> _Provided data_
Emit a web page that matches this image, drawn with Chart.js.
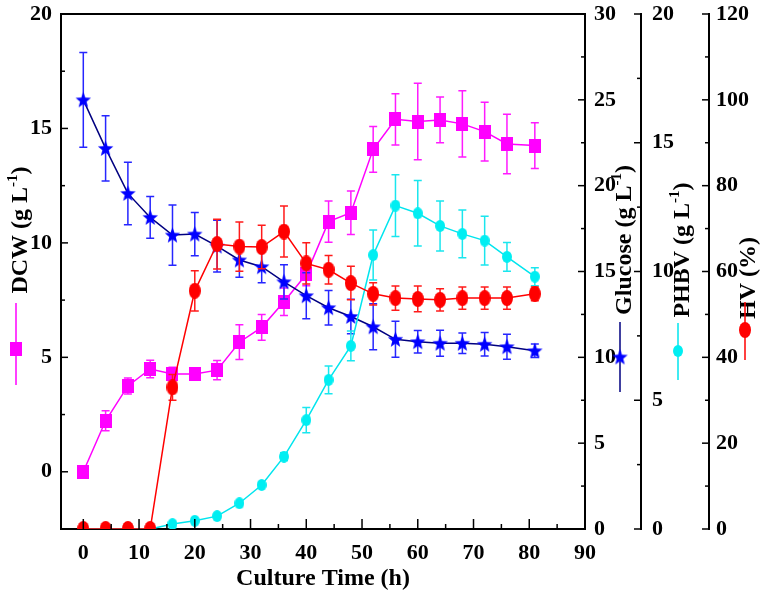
<!DOCTYPE html>
<html lang="en">
<head>
  <meta charset="UTF-8" />
  <title>Culture time course</title>
  <script src="https://cdn.jsdelivr.net/npm/chart.js"></script>
  <style>
    html, body {
      margin: 0;
      padding: 0;
      background: #ffffff;
    }
    #wrap {
      width: 763px;
      height: 608px;
    }
  </style>
</head>
<body>
  <div id="wrap"><canvas id="chart" width="763" height="608"></canvas></div>

  <script>
    // culture time (h)
    const TIME = [0, 4, 8, 12, 16, 20, 24, 28, 32, 36, 40, 44, 48, 52, 56, 60, 64, 68, 72, 76, 81];

    // DCW (g/L), left axis
    const DCW     = [0, 2.23, 3.75, 4.49, 4.27, 4.27, 4.44, 5.66, 6.31, 7.43, 8.63, 10.93, 11.32, 14.09, 15.4, 15.3, 15.37, 15.2, 14.86, 14.32, 14.25];
    const DCW_ERR = [0, 0.44, 0.35, 0.38, 0.3, 0.2, 0.42, 0.76, 0.56, 0.6, 0.5, 0.9, 0.95, 1.0, 1.12, 1.67, 1.0, 1.45, 1.28, 1.3, 1.0];

    // glucose (g/L)
    const GLUCOSE     = [25.0, 22.17, 19.55, 18.15, 17.12, 17.18, 16.48, 15.67, 15.28, 14.4, 13.59, 12.89, 12.38, 11.78, 11.05, 10.91, 10.82, 10.82, 10.76, 10.62, 10.38];
    const GLUCOSE_ERR = [2.76, 1.9, 1.82, 1.22, 1.75, 1.26, 1.51, 1.0, 0.93, 1.0, 1.34, 1.0, 1.0, 1.34, 1.05, 0.66, 0.76, 0.6, 0.68, 0.73, 0.39];

    // PHBV (g/L)
    const PHBV     = [0, 0, 0, 0, 0.19, 0.32, 0.5, 1.0, 1.71, 2.81, 4.23, 5.79, 7.11, 10.64, 12.56, 12.26, 11.77, 11.46, 11.2, 10.57, 9.8];
    const PHBV_ERR = [0, 0, 0, 0, 0, 0, 0, 0, 0, 0.15, 0.49, 0.54, 0.58, 0.97, 1.2, 1.27, 0.97, 0.93, 0.95, 0.56, 0.35];

    // HV (%)
    const HV     = [0, 0, 0, 0, 33.0, 55.5, 66.4, 65.8, 65.7, 69.3, 61.9, 60.4, 57.3, 54.8, 53.8, 53.6, 53.4, 53.8, 53.8, 53.8, 54.8];
    const HV_ERR = [0, 0, 0, 0, 3.0, 4.7, 5.8, 5.75, 5.05, 5.95, 4.8, 3.3, 3.9, 2.6, 2.8, 3.0, 2.6, 2.6, 2.6, 2.6, 1.6];

    // tick labels
    const X_TICKS = [0, 10, 20, 30, 40, 50, 60, 70, 80, 90];
    const X_MINOR = [5, 15, 25, 35, 45, 55, 65, 75, 85];
    const DCW_TICKS = [0, 5, 10, 15, 20];
    const DCW_MINOR = [2.5, 7.5, 12.5, 17.5];
    const GLU_TICKS = [0, 5, 10, 15, 20, 25, 30];
    const GLU_MINOR = [2.5, 7.5, 12.5, 17.5, 22.5, 27.5];
    const PHBV_TICKS = [0, 5, 10, 15, 20];
    const PHBV_MINOR = [2.5, 7.5, 12.5, 17.5];
    const HV_TICKS = [0, 20, 40, 60, 80, 100, 120];
    const HV_MINOR = [10, 30, 50, 70, 90, 110];

    const SERIF = "'Liberation Serif', 'Times New Roman', serif";
    const tickFont = { family: SERIF, weight: 'bold', size: 22 };

    // marker images
    function marker(w, h, draw) {
      const c = document.createElement('canvas');
      c.width = w;
      c.height = h;
      draw(c.getContext('2d'), w, h);
      return c;
    }
    const squareMark = marker(12, 14, (g, w, h) => {
      g.fillStyle = '#ff00ff';
      g.fillRect(0, 0, w, h);
    });
    const starMark = marker(17, 17, (g, w, h) => {
      g.fillStyle = '#0000ff';
      g.beginPath();
      for (let i = 0; i < 10; i++) {
        const r = i % 2 === 0 ? 8.5 : 3.6;
        const a = -Math.PI / 2 + i * Math.PI / 5;
        g.lineTo(w / 2 + r * Math.cos(a) * 0.95, h / 2 + 0.6 + r * Math.sin(a));
      }
      g.closePath();
      g.fill();
    });
    const ovalMark = (w, h, color) => marker(w, h, (g) => {
      g.fillStyle = color;
      g.beginPath();
      g.ellipse(w / 2, h / 2, w / 2, h / 2, 0, 0, Math.PI * 2);
      g.fill();
    });
    const redMark = ovalMark(12, 16, '#ff0000');
    const cyanMark = ovalMark(10, 12, '#00eef2');

    const pts = (ys) => TIME.map((t, i) => ({ x: t, y: ys[i] }));

    const series = [
      { label: 'HV (%)', data: pts(HV), err: HV_ERR, axis: 'yHV', line: '#ff0000', errColor: '#ff1a1a', mark: redMark, order: 0 },
      { label: 'PHBV (g L-1)', data: pts(PHBV), err: PHBV_ERR, axis: 'yPHBV', line: '#00e5ee', errColor: '#1ae6ee', mark: cyanMark, order: 1 },
      { label: 'Glucose (g L-1)', data: pts(GLUCOSE), err: GLUCOSE_ERR, axis: 'yGlu', line: '#000080', errColor: '#2626ff', mark: starMark, order: 2 },
      { label: 'DCW (g L-1)', data: pts(DCW), err: DCW_ERR, axis: 'yDCW', line: '#ff00ff', errColor: '#ff1aff', mark: squareMark, order: 3 }
    ];

    // error bars, drawn just before each dataset's line and markers
    const errorBars = {
      id: 'errorBars',
      beforeDatasetDraw(chart, args) {
        const ds = chart.data.datasets[args.index];
        if (!ds.err) return;
        const ctx = chart.ctx;
        const ys = chart.scales[ds.yAxisID];
        ctx.save();
        ctx.strokeStyle = ds.errColor;
        ctx.lineWidth = 1.5;
        args.meta.data.forEach((p, i) => {
          const e = ds.err[i];
          if (!e) return;
          const v = ds.data[i].y;
          const top = ys.getPixelForValue(v + e);
          const bot = ys.getPixelForValue(v - e);
          ctx.beginPath();
          ctx.moveTo(p.x, top);
          ctx.lineTo(p.x, bot);
          ctx.moveTo(p.x - 4, top);
          ctx.lineTo(p.x + 4, top);
          ctx.moveTo(p.x - 4, bot);
          ctx.lineTo(p.x + 4, bot);
          ctx.stroke();
        });
        ctx.restore();
      }
    };

    function vTitle(ctx, cx, cy, main, sup, tail) {
      const big = 'bold 24px ' + SERIF;
      const small = 'bold 15px ' + SERIF;
      ctx.save();
      ctx.translate(cx, cy);
      ctx.rotate(-Math.PI / 2);
      ctx.fillStyle = '#000';
      ctx.textBaseline = 'alphabetic';
      ctx.font = big;
      const w1 = ctx.measureText(main).width;
      const w3 = ctx.measureText(tail).width;
      ctx.font = small;
      const w2 = sup ? ctx.measureText(sup).width : 0;
      let x = -(w1 + w2 + w3) / 2;
      ctx.font = big;
      ctx.fillText(main, x, 8);
      x += w1;
      if (sup) {
        ctx.font = small;
        ctx.fillText(sup, x, -2);
        x += w2;
      }
      ctx.font = big;
      ctx.fillText(tail, x, 8);
      ctx.restore();
    }

    function legendMark(ctx, x, y1, y2, ym, color, img) {
      ctx.save();
      ctx.strokeStyle = color;
      ctx.lineWidth = 1.5;
      ctx.beginPath();
      ctx.moveTo(x, y1);
      ctx.lineTo(x, y2);
      ctx.stroke();
      ctx.drawImage(img, x - img.width / 2, ym - img.height / 2);
      ctx.restore();
    }

    // frame top, inward tick marks, axis titles with their symbols
    const decorations = {
      id: 'decorations',
      afterDraw(chart) {
        const ctx = chart.ctx;
        const a = chart.chartArea;
        const s = chart.scales;
        ctx.save();
        ctx.strokeStyle = '#000';
        ctx.lineWidth = 2;
        ctx.beginPath();
        ctx.moveTo(a.left - 1, a.top);
        ctx.lineTo(a.right + 1, a.top);
        ctx.stroke();

        ctx.lineWidth = 1.5;
        const xTicks = (vals, len) => vals.forEach(v => {
          const px = s.x.getPixelForValue(v);
          ctx.beginPath();
          ctx.moveTo(px, a.bottom);
          ctx.lineTo(px, a.bottom - len);
          ctx.stroke();
        });
        xTicks(X_TICKS, 10);
        xTicks(X_MINOR, 5);

        const yTicks = (sc, vals, len, dir) => vals.forEach(v => {
          const py = sc.getPixelForValue(v);
          const x0 = sc.position === 'left' ? sc.right : sc.left;
          ctx.beginPath();
          ctx.moveTo(x0, py);
          ctx.lineTo(x0 + dir * len, py);
          ctx.stroke();
        });
        yTicks(s.yDCW, DCW_TICKS, 7, 1);
        yTicks(s.yDCW, DCW_MINOR, 4, 1);
        yTicks(s.yGlu, GLU_TICKS, 7, -1);
        yTicks(s.yGlu, GLU_MINOR, 4, -1);
        yTicks(s.yPHBV, PHBV_TICKS, 7, -1);
        yTicks(s.yPHBV, PHBV_MINOR, 4, -1);
        yTicks(s.yHV, HV_TICKS, 7, -1);
        yTicks(s.yHV, HV_MINOR, 4, -1);
        ctx.restore();

        ctx.save();
        ctx.fillStyle = '#000';
        ctx.font = 'bold 24px ' + SERIF;
        ctx.textAlign = 'center';
        ctx.textBaseline = 'middle';
        ctx.fillText('Culture Time (h)', (a.left + a.right) / 2, 579);
        ctx.restore();

        vTitle(ctx, 19, 230, 'DCW (g L', '-1', ')');
        legendMark(ctx, 16, 303, 385, 349, '#ff00ff', squareMark);

        vTitle(ctx, 623, 240, 'Glucose (g L', '-1', ')');
        legendMark(ctx, 620, 322, 392, 357, '#000080', starMark);

        vTitle(ctx, 681, 250, 'PHBV (g L', '-1', ')');
        legendMark(ctx, 678, 323, 380, 351, '#00e5ee', cyanMark);

        vTitle(ctx, 747, 278, 'HV (%)', '', '');
        legendMark(ctx, 745, 302, 360, 330, '#ff0000', redMark);
      }
    };

    const fixTicks = (vals) => (sc) => { sc.ticks = vals.map(v => ({ value: v })); };
    const fitY = (w) => (sc) => {
      sc.width = w;
      sc.paddingTop = 0;
      sc.paddingBottom = 0;
    };
    const yAxis = (pos, min, max, vals, w, pad) => ({
      type: 'linear',
      position: pos,
      min,
      max,
      afterBuildTicks: fixTicks(vals),
      afterFit: fitY(w),
      grid: { display: false, drawTicks: false },
      border: { display: true, color: '#000', width: 2 },
      ticks: { font: tickFont, color: '#000', padding: pad, autoSkip: false, maxRotation: 0 }
    });

    new Chart(document.getElementById('chart'), {
      type: 'line',
      data: {
        datasets: series.map(d => ({
          label: d.label,
          data: d.data,
          err: d.err,
          errColor: d.errColor,
          yAxisID: d.axis,
          order: d.order,
          clip: 0,
          borderColor: d.line,
          borderWidth: 1.5,
          backgroundColor: d.line,
          pointStyle: d.mark,
          pointRadius: 6,
          tension: 0
        }))
      },
      options: {
        responsive: false,
        animation: false,
        events: [],
        layout: { padding: { top: 14, left: 0, right: 0, bottom: 0 } },
        plugins: {
          legend: { display: false },
          tooltip: { enabled: false }
        },
        scales: {
          x: {
            type: 'linear',
            min: -4,
            max: 90,
            afterBuildTicks: fixTicks(X_TICKS),
            afterFit: (sc) => {
              sc.height = 79;
              sc.paddingLeft = 0;
              sc.paddingRight = 0;
            },
            grid: { display: false, drawTicks: false },
            border: { display: true, color: '#000', width: 2 },
            ticks: { font: tickFont, color: '#000', padding: 11, autoSkip: false, maxRotation: 0 }
          },
          yDCW: yAxis('left', -2.5, 20, DCW_TICKS, 61, 9),
          yGlu: yAxis('right', 0, 30, GLU_TICKS, 56, 9),
          yPHBV: yAxis('right', 0, 20, PHBV_TICKS, 68, 11),
          yHV: yAxis('right', 0, 120, HV_TICKS, 54, 7)
        }
      },
      plugins: [errorBars, decorations]
    });
  </script>
</body>
</html>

> _Work to do_
Starting with the first line of the data above and ending with the line containing "72, 76, 81];", please restate every line exactly, leaving images out.

> _Exercise solution_
Emit a web page that matches this image, drawn with Chart.js.
<!DOCTYPE html>
<html lang="en">
<head>
  <meta charset="UTF-8" />
  <title>Culture time course</title>
  <script src="https://cdn.jsdelivr.net/npm/chart.js"></script>
  <style>
    html, body {
      margin: 0;
      padding: 0;
      background: #ffffff;
    }
    #wrap {
      width: 763px;
      height: 608px;
    }
  </style>
</head>
<body>
  <div id="wrap"><canvas id="chart" width="763" height="608"></canvas></div>

  <script>
    // culture time (h)
    const TIME = [0, 4, 8, 12, 16, 20, 24, 28, 32, 36, 40, 44, 48, 52, 56, 60, 64, 68, 72, 76, 81];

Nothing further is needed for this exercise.